What this bill changed
The House committee report for this bill explained:
"[T]here is no Federal law that expressly prohibits unlawful entry to the White House and its grounds or the Vice President's residence and its grounds. The Secret Service must therefore rely upon a provision in the District of Columbia Code, which addresses only minor misdemeanor infractions, when someone attempts to or successfully trespasses upon the grounds of the White House or Vice President's residence."
In other words, trespassing on the White House grounds was not a federal crime until this bill's enactment, and prior to then trespassing was prosecuted as a municipal misdemeanor.
The existing law
The other provisions in this bill regarding restricted grounds temporarily protected by the Secret Service were already a matter of law.
Some say those existing provisions made protests illegal at political events where the Secret Service is protecting a candidate for office.
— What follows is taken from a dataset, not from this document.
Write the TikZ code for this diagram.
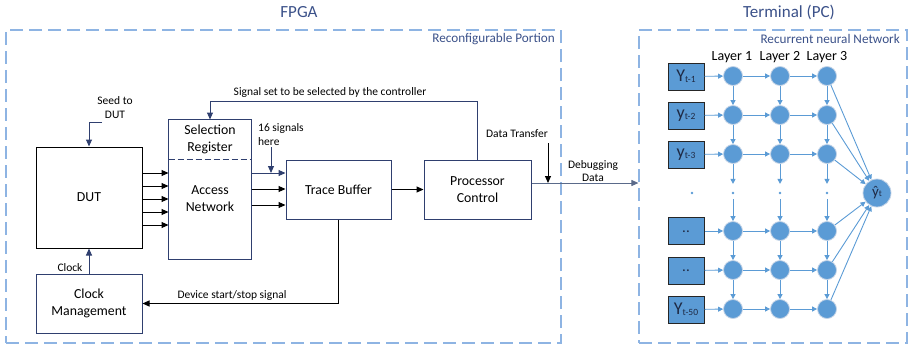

Our understanding is that this is incorrect. The law applies to "cordoned off" areas or where a restriction is posted and where the general public has been cleared from. Additionally, it is unlikely the courts would uphold a restriction on access based on a political viewpoint.
- Added "the White House or its grounds, or the Vice President’s official residence or its grounds" to the list of restricted areas.
- Removed a section specifying federal jurisdiction of the offense -- we don't know why that is or if it has any practical significance.
- Made other technical corrections that appear to us to be non-substantive.
Bills titled "Improvement Act" are often minor adjustments to laws to add clarity without changing the underlying intent of the law. Provisions in this bill were first introduced in a bill in 2009.
This bill was also covered by Snopes and analyzed by the ACLU, although we don't agree with all aspects of those analyses.